╔══

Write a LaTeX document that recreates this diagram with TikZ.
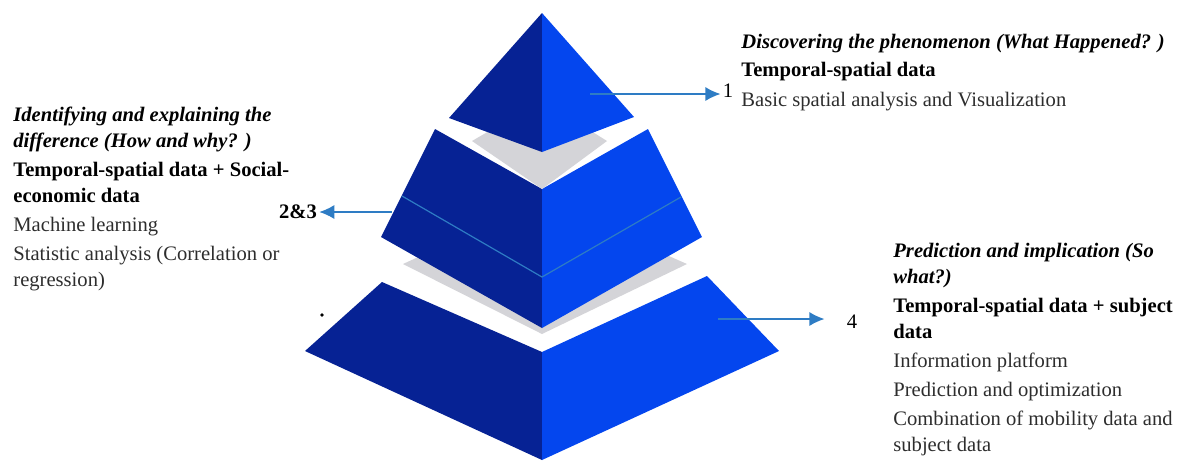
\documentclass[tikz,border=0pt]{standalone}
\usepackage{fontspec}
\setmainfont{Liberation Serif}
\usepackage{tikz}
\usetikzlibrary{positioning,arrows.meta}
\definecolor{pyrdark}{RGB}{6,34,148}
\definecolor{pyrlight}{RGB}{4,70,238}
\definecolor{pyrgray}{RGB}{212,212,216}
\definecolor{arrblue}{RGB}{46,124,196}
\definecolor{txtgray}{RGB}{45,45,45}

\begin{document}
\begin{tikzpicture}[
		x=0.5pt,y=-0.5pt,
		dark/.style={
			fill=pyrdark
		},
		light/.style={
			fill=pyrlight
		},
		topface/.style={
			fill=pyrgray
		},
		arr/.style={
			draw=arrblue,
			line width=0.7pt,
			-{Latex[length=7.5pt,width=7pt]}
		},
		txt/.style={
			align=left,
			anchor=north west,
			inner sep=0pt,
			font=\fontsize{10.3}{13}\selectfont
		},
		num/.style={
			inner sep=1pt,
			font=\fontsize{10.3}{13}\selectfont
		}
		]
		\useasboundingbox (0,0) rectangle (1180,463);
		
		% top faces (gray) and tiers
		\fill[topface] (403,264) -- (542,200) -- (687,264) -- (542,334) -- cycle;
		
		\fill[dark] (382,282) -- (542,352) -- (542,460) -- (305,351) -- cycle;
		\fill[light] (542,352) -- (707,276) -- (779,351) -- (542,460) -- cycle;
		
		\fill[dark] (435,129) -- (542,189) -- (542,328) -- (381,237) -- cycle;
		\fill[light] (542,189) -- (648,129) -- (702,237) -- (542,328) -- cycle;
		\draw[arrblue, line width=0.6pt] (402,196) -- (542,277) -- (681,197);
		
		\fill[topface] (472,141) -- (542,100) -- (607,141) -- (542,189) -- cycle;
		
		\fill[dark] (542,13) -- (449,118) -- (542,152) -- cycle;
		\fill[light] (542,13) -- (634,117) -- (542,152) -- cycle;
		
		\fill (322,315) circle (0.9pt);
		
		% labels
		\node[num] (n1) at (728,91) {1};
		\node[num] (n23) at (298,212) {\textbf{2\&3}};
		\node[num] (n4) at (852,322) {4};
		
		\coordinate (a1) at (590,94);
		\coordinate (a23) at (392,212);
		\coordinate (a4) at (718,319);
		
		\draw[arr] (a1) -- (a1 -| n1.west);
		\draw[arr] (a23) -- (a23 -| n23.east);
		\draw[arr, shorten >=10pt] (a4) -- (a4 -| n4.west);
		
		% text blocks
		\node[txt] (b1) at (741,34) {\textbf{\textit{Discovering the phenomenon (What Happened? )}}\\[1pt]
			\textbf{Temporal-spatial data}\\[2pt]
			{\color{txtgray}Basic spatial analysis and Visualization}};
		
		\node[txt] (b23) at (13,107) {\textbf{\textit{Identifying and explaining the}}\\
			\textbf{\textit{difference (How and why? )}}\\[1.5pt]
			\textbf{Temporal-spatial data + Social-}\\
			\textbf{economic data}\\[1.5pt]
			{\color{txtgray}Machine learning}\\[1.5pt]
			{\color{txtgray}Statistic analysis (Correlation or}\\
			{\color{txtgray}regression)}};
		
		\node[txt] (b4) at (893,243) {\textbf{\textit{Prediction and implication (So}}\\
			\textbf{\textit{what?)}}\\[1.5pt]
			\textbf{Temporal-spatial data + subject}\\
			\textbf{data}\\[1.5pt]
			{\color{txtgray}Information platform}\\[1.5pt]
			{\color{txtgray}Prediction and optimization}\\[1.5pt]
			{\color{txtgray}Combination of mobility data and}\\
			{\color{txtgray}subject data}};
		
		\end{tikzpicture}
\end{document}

╚══

* [Your objective]:
Do not copy the pictures, but repeat every line exactly.

* [Completed exercise]:
Write a LaTeX document that recreates this diagram with TikZ.
\documentclass[tikz,border=0pt]{standalone}
\usepackage{fontspec}
\setmainfont{Liberation Serif}
\usepackage{tikz}
\usetikzlibrary{positioning,arrows.meta}
\definecolor{pyrdark}{RGB}{6,34,148}
\definecolor{pyrlight}{RGB}{4,70,238}
\definecolor{pyrgray}{RGB}{212,212,216}
\definecolor{arrblue}{RGB}{46,124,196}
\definecolor{txtgray}{RGB}{45,45,45}

\begin{document}
\begin{tikzpicture}[
		x=0.5pt,y=-0.5pt,
		dark/.style={
			fill=pyrdark
		},
		light/.style={
			fill=pyrlight
		},
		topface/.style={
			fill=pyrgray
		},
		arr/.style={
			draw=arrblue,
			line width=0.7pt,
			-{Latex[length=7.5pt,width=7pt]}
		},
		txt/.style={
			align=left,
			anchor=north west,
			inner sep=0pt,
			font=\fontsize{10.3}{13}\selectfont
		},
		num/.style={
			inner sep=1pt,
			font=\fontsize{10.3}{13}\selectfont
		}
		]
		\useasboundingbox (0,0) rectangle (1180,463);
		
		% top faces (gray) and tiers
		\fill[topface] (403,264) -- (542,200) -- (687,264) -- (542,334) -- cycle;
		
		\fill[dark] (382,282) -- (542,352) -- (542,460) -- (305,351) -- cycle;
		\fill[light] (542,352) -- (707,276) -- (779,351) -- (542,460) -- cycle;
		
		\fill[dark] (435,129) -- (542,189) -- (542,328) -- (381,237) -- cycle;
		\fill[light] (542,189) -- (648,129) -- (702,237) -- (542,328) -- cycle;
		\draw[arrblue, line width=0.6pt] (402,196) -- (542,277) -- (681,197);
		
		\fill[topface] (472,141) -- (542,100) -- (607,141) -- (542,189) -- cycle;
		
		\fill[dark] (542,13) -- (449,118) -- (542,152) -- cycle;
		\fill[light] (542,13) -- (634,117) -- (542,152) -- cycle;
		
		\fill (322,315) circle (0.9pt);
		
		% labels
		\node[num] (n1) at (728,91) {1};
		\node[num] (n23) at (298,212) {\textbf{2\&3}};
		\node[num] (n4) at (852,322) {4};
		
		\coordinate (a1) at (590,94);
		\coordinate (a23) at (392,212);
		\coordinate (a4) at (718,319);
		
		\draw[arr] (a1) -- (a1 -| n1.west);
		\draw[arr] (a23) -- (a23 -| n23.east);
		\draw[arr, shorten >=10pt] (a4) -- (a4 -| n4.west);
		
		% text blocks
		\node[txt] (b1) at (741,34) {\textbf{\textit{Discovering the phenomenon (What Happened? )}}\\[1pt]
			\textbf{Temporal-spatial data}\\[2pt]
			{\color{txtgray}Basic spatial analysis and Visualization}};
		
		\node[txt] (b23) at (13,107) {\textbf{\textit{Identifying and explaining the}}\\
			\textbf{\textit{difference (How and why? )}}\\[1.5pt]
			\textbf{Temporal-spatial data + Social-}\\
			\textbf{economic data}\\[1.5pt]
			{\color{txtgray}Machine learning}\\[1.5pt]
			{\color{txtgray}Statistic analysis (Correlation or}\\
			{\color{txtgray}regression)}};
		
		\node[txt] (b4) at (893,243) {\textbf{\textit{Prediction and implication (So}}\\
			\textbf{\textit{what?)}}\\[1.5pt]
			\textbf{Temporal-spatial data + subject}\\
			\textbf{data}\\[1.5pt]
			{\color{txtgray}Information platform}\\[1.5pt]
			{\color{txtgray}Prediction and optimization}\\[1.5pt]
			{\color{txtgray}Combination of mobility data and}\\
			{\color{txtgray}subject data}};
		
		\end{tikzpicture}
\end{document}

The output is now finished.